天皇陛下がお気持ちを表明(全文)

http://www3.nhk.or.jp/news/html/20160808/k10010626811000.html?utm_int=all_side_ranking-social_001

天皇が健康を損ない、深刻な状態に立ち至った場合、これまでにも見られたように、社会が停滞し、国民の暮らしにも様々な影響が及ぶことが懸念されます。更にこれまでの皇室のしきたりとして、天皇の終焉に当たっては、重い殯(もがり)の行事が連日ほぼ2ヶ月にわたって続き、その後喪儀に関連する行事が、1年間続きます。その様々な行事と、新時代に関わる諸行事が同時に進行することから、行事に関わる人々、とりわけ残される家族は、非常に厳しい状況下に置かれざるを得ません。こうした事態を避けることは出来ないものだろうかとの思いが、胸に去来することもあります。

午後3時からの天皇陛下のお言葉を、私は、事務所で仕事の手を止めて慎んで承りました。言葉の1つ1つが重く、考え抜かれたお言葉であることが強く感じられましたし、それだけに、国民として真剣に考えるべきものを感じました。
天皇陛下が、上記のように、「天皇が健康を損ない、深刻な状態に立ち至った場合、これまでにも見られたように、社会が停滞し、国民の暮らしにも様々な影響が及ぶことが懸念され」と言われているのは、昭和の終わりにおける昭和天皇の御病状の悪化に伴う、日本社会における過度な自粛ムード、様々な悪影響を念頭に置かれていることは間違いないでしょう。

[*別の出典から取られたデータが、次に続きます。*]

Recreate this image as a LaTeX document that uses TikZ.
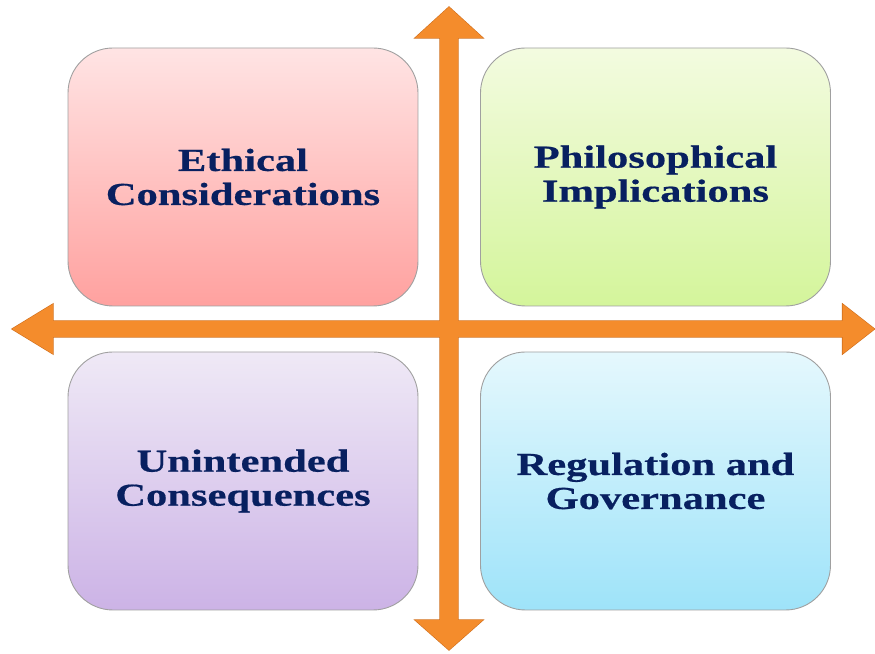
\documentclass[tikz,border=0pt]{standalone}
\usepackage{fontspec}
\newfontfamily\boxfont[FakeStretch=1.33,FakeBold=0.5]{Liberation Serif Bold}
\usetikzlibrary{calc}
\definecolor{txtblue}{HTML}{082060}
\definecolor{arrowfill}{HTML}{F48C2C}
\definecolor{arrowedge}{HTML}{CF6E1C}
\definecolor{boxedge}{HTML}{A0A0A0}
\definecolor{pinkT}{HTML}{FFE4E4}\definecolor{pinkB}{HTML}{FFA19F}
\definecolor{greenT}{HTML}{F3FBE0}\definecolor{greenB}{HTML}{D4F59B}
\definecolor{purpT}{HTML}{EFE9F6}\definecolor{purpB}{HTML}{CCB3E6}
\definecolor{blueT}{HTML}{E5F8FD}\definecolor{blueB}{HTML}{9EE3F9}
\tikzset{
  quadbox/.style={rectangle, rounded corners=45pt, minimum width=350pt, minimum height=258pt,
    draw=boxedge, line width=0.9pt, align=center, text=txtblue,
    font=\boxfont\fontsize{32}{34}\selectfont, inner sep=0pt},
  arrowline/.style={draw=arrowedge, line width=1.2pt, line join=miter},
  arrowbody/.style={fill=arrowfill}
}
\begin{document}
\begin{tikzpicture}[x=1pt,y=1pt]
\useasboundingbox (0,0) rectangle (875,653);
\node[quadbox, top color=pinkT, bottom color=pinkB] (eth) at (243,476) {Ethical\\Considerations};
\node[quadbox, top color=greenT, bottom color=greenB] (phi) at (655.5,476) {Philosophical\\Implications};
\node[quadbox, top color=purpT, bottom color=purpB] (uni) at (243,172) {Unintended\\Consequences};
\node[quadbox, top color=blueT, bottom color=blueB] (reg) at (655.5,172) {Regulation and\\Governance};
\coordinate (lt) at (12,324);
\coordinate (rt) at (874.5,324);
\coordinate (tp) at (449,646);
\coordinate (bt) at (449,3);
\def\harrow{(lt) -- ($(lt)+(41,25)$) -- ($(lt)+(41,8)$) -- ($(rt)+(-32,8)$) -- ($(rt)+(-32,25)$)
  -- (rt) -- ($(rt)+(-32,-25)$) -- ($(rt)+(-32,-8)$) -- ($(lt)+(41,-8)$) -- ($(lt)+(41,-25)$) -- cycle}
\def\varrow{(tp) -- ($(tp)+(34,-31)$) -- ($(tp)+(9,-31)$) -- ($(bt)+(9,30)$) -- ($(bt)+(34,30)$)
  -- (bt) -- ($(bt)+(-34,30)$) -- ($(bt)+(-9,30)$) -- ($(tp)+(-9,-31)$) -- ($(tp)+(-34,-31)$) -- cycle}
\path[arrowline] \harrow;
\path[arrowline] \varrow;
\path[arrowbody] \harrow;
\path[arrowbody] \varrow;
\end{tikzpicture}
\end{document}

退位すればそれが避けられるという単純な問題ではないものの、生前退位というプロセスを入れることで、「天皇崩御」という大きなダメージを緩和したいという思いは、当時を知るものとして強く理解できるものがあります。
今後は、天皇陛下のお気持ちを十分に踏まえつつ、皇室、皇位の在り方について速やかな検討を行って、改革すべきは改革することが急務だろうと私は感じています。